I heard a dog [bark]

Remember that the attention layer is working with numeric vector representations of the tokens, not the actual text. In a decoder, the process starts with a sequence of token embeddings representing the text to be completed. The first thing that happens is that another positional encoding layer adds a value to each embedding to indicate its position in the sequence:

  • [1,5,6,2] (I)
  • [2,9,3,1] (heard)
  • [3,1,1,2] (a)
  • [4,10,3,2] (dog)

During training, the goal is to predict the vector for the final token in the sequence based on the preceding tokens. The attention layer assigns a numeric weight to each token in the sequence so far. It uses that value to perform a calculation on the weighted vectors that produces an attention score that can be used to calculate a possible vector for the next token. In practice, a technique called multi-head attention uses different elements of the embeddings to calculate multiple attention scores. A neural network is then used to evaluate all possible tokens to determine the most probable token with which to continue the sequence. The process continues iteratively for each token in the sequence, with the output sequence so far being used regressively as the input for the next iteration – essentially building the output one token at a time.

The following animation shows a simplified representation of how this works – in reality, the calculations performed by the attention layer are more complex; but the principles can be simplified as shown:

Animation showing an attention layer assigning weights to tokens and predicting the next one.
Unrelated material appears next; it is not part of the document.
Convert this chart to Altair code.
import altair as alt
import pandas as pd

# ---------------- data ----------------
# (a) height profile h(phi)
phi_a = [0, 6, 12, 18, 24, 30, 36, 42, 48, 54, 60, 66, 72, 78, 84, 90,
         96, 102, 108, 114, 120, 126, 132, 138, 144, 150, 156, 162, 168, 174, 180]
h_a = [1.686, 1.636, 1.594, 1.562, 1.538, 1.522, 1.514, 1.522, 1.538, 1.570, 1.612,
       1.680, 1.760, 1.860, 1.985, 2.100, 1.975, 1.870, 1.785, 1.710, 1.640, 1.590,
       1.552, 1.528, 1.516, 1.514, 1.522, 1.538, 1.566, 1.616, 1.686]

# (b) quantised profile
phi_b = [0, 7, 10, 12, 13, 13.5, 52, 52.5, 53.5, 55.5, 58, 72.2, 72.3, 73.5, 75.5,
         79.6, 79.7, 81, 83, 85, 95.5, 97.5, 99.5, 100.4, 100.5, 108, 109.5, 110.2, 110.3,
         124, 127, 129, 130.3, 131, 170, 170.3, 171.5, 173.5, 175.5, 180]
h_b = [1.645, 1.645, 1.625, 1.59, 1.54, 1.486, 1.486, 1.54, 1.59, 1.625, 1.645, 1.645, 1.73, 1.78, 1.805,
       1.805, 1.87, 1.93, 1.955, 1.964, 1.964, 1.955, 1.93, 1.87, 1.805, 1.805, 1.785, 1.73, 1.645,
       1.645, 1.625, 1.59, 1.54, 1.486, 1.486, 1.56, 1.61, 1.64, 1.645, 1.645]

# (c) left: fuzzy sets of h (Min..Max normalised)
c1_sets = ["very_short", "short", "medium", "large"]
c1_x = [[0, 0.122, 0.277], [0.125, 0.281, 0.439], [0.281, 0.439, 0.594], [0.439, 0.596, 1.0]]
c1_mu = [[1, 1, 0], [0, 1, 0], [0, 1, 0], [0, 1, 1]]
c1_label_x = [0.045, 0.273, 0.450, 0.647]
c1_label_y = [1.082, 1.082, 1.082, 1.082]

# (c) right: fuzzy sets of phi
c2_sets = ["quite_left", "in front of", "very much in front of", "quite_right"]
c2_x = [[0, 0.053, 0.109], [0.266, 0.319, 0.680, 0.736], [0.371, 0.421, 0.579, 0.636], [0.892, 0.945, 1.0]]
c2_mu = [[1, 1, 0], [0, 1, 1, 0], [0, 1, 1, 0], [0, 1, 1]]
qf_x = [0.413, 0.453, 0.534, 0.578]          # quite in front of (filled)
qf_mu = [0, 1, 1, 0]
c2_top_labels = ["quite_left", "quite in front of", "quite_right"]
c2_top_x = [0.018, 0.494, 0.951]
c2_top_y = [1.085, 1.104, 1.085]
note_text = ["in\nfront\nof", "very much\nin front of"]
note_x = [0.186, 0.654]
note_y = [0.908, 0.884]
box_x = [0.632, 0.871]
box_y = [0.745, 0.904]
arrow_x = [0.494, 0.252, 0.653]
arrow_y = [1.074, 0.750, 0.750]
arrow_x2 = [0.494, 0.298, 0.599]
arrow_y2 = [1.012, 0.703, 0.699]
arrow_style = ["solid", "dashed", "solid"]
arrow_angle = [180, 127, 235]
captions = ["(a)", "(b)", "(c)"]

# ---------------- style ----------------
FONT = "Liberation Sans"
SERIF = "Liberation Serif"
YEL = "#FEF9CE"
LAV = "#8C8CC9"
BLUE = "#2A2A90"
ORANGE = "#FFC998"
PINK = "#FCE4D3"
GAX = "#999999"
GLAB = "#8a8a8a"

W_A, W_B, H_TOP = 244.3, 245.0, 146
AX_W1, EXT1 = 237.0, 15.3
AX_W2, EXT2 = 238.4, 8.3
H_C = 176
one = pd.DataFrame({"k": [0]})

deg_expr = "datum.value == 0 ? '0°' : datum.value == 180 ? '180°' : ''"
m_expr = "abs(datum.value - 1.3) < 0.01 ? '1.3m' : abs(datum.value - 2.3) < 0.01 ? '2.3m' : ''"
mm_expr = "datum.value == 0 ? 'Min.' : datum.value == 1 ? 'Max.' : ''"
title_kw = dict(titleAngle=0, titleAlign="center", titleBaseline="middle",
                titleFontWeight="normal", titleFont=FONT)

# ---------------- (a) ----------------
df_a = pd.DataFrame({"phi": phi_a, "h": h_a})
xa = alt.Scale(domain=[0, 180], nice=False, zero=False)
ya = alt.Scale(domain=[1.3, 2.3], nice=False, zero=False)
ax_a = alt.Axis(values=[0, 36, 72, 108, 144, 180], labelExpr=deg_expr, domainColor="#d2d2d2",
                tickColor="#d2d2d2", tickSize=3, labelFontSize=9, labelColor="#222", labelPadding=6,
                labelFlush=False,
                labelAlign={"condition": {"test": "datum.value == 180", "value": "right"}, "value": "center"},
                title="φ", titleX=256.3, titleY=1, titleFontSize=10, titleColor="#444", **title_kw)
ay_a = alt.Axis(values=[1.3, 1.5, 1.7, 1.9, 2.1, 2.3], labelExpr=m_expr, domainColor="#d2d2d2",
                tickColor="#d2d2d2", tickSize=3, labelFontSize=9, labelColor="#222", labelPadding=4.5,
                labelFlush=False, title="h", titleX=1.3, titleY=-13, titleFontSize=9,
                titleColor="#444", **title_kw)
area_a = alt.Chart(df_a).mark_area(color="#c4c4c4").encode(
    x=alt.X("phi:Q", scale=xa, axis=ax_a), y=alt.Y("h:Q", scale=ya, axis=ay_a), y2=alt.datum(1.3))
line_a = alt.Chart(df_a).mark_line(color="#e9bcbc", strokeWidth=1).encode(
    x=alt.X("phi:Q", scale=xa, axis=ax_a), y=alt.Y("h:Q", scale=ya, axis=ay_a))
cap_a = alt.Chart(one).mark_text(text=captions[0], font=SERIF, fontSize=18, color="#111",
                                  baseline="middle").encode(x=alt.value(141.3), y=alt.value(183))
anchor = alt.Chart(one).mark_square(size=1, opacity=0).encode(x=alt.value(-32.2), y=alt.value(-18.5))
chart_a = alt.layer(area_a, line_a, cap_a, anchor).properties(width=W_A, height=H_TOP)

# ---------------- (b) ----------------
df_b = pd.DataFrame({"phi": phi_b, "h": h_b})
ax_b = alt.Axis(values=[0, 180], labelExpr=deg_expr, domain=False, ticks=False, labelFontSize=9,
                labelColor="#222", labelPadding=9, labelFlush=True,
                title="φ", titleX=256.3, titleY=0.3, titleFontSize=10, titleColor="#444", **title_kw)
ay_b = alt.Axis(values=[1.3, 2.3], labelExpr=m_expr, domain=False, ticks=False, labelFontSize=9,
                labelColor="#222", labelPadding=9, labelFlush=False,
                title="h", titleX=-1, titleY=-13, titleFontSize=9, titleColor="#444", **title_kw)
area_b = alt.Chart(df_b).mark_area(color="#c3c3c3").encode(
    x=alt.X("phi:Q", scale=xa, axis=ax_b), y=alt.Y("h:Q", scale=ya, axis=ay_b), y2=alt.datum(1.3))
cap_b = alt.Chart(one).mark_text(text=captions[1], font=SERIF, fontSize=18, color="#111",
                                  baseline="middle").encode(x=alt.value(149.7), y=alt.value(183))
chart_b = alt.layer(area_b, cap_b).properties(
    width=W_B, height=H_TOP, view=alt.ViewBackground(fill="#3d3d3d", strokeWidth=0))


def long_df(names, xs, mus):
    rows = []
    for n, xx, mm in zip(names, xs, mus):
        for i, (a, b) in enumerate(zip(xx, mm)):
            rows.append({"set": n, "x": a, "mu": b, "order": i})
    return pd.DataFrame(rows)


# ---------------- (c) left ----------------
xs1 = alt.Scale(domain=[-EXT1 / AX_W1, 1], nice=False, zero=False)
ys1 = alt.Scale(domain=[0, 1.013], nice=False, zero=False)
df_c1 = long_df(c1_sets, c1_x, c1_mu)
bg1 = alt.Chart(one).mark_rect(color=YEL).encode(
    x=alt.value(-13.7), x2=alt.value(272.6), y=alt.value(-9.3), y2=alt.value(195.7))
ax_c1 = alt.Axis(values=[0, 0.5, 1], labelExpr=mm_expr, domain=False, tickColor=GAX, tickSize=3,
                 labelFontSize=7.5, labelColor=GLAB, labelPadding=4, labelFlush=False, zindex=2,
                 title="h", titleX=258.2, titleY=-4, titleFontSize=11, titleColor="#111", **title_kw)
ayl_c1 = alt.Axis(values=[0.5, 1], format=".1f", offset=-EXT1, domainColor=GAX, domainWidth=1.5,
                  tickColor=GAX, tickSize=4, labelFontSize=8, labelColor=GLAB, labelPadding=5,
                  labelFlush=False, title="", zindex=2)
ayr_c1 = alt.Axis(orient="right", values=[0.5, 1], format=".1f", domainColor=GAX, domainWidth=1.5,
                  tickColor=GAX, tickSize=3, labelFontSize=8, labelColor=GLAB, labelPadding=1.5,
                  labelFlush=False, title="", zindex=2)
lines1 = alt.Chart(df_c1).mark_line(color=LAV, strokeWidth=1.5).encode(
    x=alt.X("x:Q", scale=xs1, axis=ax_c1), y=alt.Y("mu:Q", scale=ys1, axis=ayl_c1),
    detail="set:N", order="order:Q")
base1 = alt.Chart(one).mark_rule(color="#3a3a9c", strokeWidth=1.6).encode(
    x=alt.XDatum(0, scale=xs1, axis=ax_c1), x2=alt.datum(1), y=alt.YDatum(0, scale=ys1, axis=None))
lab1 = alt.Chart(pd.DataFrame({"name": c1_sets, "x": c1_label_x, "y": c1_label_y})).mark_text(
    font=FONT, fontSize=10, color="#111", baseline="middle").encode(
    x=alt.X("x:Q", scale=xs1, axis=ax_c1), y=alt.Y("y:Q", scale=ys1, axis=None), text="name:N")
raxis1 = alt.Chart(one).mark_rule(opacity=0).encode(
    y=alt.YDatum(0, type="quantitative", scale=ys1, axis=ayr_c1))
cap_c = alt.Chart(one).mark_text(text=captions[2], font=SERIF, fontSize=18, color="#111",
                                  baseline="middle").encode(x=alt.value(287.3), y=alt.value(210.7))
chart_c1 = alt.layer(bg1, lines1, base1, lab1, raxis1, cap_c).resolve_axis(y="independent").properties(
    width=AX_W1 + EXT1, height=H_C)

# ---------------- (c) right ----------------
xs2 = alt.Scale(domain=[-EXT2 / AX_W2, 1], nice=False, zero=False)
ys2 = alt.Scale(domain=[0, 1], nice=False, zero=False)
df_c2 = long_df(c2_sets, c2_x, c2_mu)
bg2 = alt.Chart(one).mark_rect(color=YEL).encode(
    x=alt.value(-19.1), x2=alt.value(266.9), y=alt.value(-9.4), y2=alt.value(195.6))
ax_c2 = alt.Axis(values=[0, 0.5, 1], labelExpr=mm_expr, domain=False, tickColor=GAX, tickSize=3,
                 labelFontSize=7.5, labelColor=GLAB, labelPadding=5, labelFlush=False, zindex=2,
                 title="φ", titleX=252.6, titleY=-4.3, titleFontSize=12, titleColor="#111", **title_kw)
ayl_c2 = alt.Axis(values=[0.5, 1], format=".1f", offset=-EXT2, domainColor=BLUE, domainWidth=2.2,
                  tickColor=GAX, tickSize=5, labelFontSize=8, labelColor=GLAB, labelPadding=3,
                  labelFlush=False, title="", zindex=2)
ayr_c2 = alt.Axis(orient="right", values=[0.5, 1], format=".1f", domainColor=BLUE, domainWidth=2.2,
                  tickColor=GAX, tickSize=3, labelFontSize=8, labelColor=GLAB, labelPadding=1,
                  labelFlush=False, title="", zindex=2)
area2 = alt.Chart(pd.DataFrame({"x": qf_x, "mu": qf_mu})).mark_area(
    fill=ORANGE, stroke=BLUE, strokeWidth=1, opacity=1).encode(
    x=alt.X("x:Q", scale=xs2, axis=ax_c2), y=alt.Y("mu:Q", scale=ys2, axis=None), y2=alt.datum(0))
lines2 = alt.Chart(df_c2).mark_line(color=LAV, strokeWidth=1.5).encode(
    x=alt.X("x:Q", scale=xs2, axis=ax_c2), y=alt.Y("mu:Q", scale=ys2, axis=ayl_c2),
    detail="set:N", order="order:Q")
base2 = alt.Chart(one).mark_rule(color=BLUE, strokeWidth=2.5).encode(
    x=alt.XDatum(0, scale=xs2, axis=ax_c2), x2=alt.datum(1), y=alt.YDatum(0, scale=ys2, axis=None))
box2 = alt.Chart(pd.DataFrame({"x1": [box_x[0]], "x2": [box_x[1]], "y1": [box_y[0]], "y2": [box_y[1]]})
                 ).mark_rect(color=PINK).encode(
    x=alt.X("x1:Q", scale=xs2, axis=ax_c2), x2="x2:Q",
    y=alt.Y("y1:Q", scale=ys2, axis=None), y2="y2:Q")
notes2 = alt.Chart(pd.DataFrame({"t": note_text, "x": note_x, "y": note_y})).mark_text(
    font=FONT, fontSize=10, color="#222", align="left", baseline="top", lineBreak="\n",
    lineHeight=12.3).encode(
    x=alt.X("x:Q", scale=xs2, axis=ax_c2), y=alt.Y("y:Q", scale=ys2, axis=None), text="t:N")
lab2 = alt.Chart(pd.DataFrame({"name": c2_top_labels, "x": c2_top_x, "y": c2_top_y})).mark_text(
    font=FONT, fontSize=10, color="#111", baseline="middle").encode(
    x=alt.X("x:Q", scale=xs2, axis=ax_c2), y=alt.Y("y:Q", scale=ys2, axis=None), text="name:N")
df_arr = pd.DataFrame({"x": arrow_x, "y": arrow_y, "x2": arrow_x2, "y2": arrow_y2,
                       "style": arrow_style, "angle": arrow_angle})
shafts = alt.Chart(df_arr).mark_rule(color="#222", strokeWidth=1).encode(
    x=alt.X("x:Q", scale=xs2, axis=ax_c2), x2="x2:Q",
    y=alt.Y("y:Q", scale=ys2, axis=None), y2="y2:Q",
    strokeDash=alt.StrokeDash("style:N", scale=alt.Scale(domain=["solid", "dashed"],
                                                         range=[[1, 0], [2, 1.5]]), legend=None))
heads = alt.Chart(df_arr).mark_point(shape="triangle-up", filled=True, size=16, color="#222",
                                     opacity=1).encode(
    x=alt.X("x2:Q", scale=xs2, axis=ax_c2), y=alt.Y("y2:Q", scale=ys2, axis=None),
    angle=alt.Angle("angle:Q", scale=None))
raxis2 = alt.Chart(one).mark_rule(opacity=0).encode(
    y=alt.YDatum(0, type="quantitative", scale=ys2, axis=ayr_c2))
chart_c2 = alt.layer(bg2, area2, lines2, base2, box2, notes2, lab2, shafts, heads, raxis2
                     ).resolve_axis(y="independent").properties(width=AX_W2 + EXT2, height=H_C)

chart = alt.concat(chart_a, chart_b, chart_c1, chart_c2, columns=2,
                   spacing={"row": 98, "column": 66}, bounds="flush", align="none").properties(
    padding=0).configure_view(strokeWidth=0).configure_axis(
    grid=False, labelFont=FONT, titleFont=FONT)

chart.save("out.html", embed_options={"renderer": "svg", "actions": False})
  1. A sequence of token embeddings is fed into the attention layer. Each token is represented as a vector of numeric values.
  2. The goal in a decoder is to predict the next token in the sequence, which will also be a vector that aligns to an embedding in the model’s vocabulary.
  3. The attention layer evaluates the sequence so far and assigns weights to each token to represent their relative influence on the next token.
  4. The weights can be used to compute a new vector for the next token with an attention score. Multi-head attention uses different elements in the embeddings to calculate multiple alternative tokens.
  5. A fully connected neural network uses the scores in the calculated vectors to predict the most probable token from the entire vocabulary.
  6. The predicted output is appended to the sequence so far, which is used as the input for the next iteration.

During training, the actual sequence of tokens is known – we just mask the ones that come later in the sequence than the token position currently being considered. As in any neural network, the predicted value for the token vector is compared to the actual value of the next vector in the sequence, and the loss is calculated. The weights are then incrementally adjusted to reduce the loss and improve the model. When used for inferencing (predicting a new sequence of tokens), the trained attention layer applies weights that predict the most probable token in the model’s vocabulary that is semantically aligned to the sequence so far.
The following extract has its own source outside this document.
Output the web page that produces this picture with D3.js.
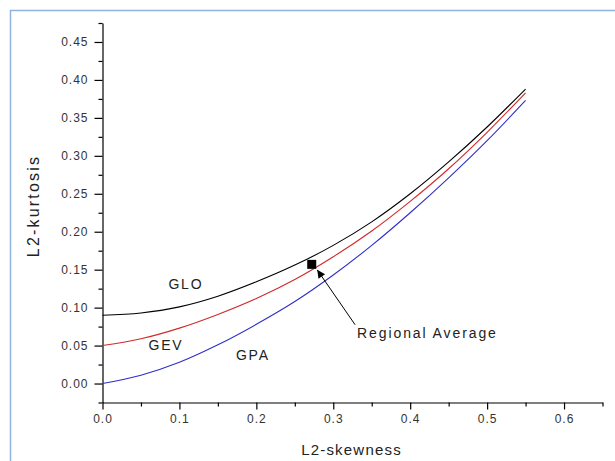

What all of this means, is that a transformer model such as GPT-4 (the model behind ChatGPT and Bing) is designed to take in a text input (called a prompt) and generate a syntactically correct output (called a completion). In effect, the “magic” of the model is that it has the ability to string a coherent sentence together. This ability doesn't imply any “knowledge” or “intelligence” on the part of the model; just a large vocabulary and the ability to generate meaningful sequences of words. What makes a large language model like GPT-4 so powerful however, is the sheer volume of data with which it has been trained (public and licensed data from the Internet) and the complexity of the network. This enables the model to generate completions that are based on the relationships between words in the vocabulary on which the model was trained; often generating output that is indistinguishable from a human response to the same prompt.